Twenty two points separate bottom-side Connacht from top-of-the-table Leinster but with six games remaining in Bradley’s last campaign as head coach, the Cork man remains upbeat that the nine-point gap to Ulster can be bridged despite Connacht failing to get off the bottom rung of the ladder in the past two seasons.

To finish ahead of Ulster would guarantee entry to next season’s Heineken Cup. The other route into the top tier of Europe is to win the Amlin Challenge Cup with Connacht hosting Bourgoin in the quarter-final on April 4th.

“The best team doesn’t always win a rugby match,” said Bradley ahead of Saturday’s trip to Dublin. “Your classic example of that is Ireland and Scotland.
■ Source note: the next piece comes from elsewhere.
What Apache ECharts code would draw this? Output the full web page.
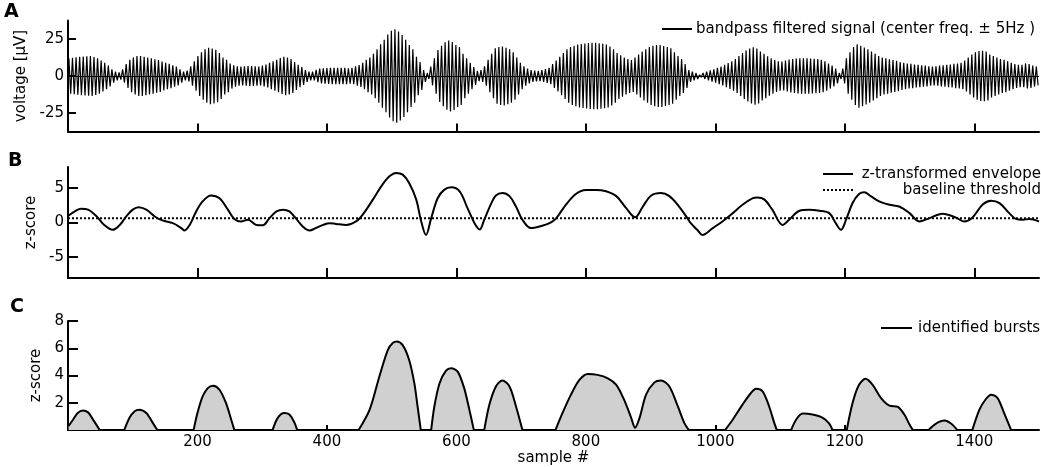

Scotland played to their gameplan and won that match. That’s what we’ll be doing.”

And those tactics, according to Bradley, will be to avoid running at the European champions.

“We’d love to win the game but we’d need to be very efficient and effective on how we do our work on the night. In the past, sides have possibly run the ball too much against them. We might look to change that. Put the ball in behind them and see what happens.”

Seán Cronin is the only returning player from Ireland’s Six Nations squad but as a largely unused replacement, the young hooker is available for selection. Other Connacht squad members, Tiernan O’Halloran and Eoin Griffin, were part of the Irish under-20s team that won the Six Nations title with a 44-15 defeat of Scotland in Athlone last Friday night.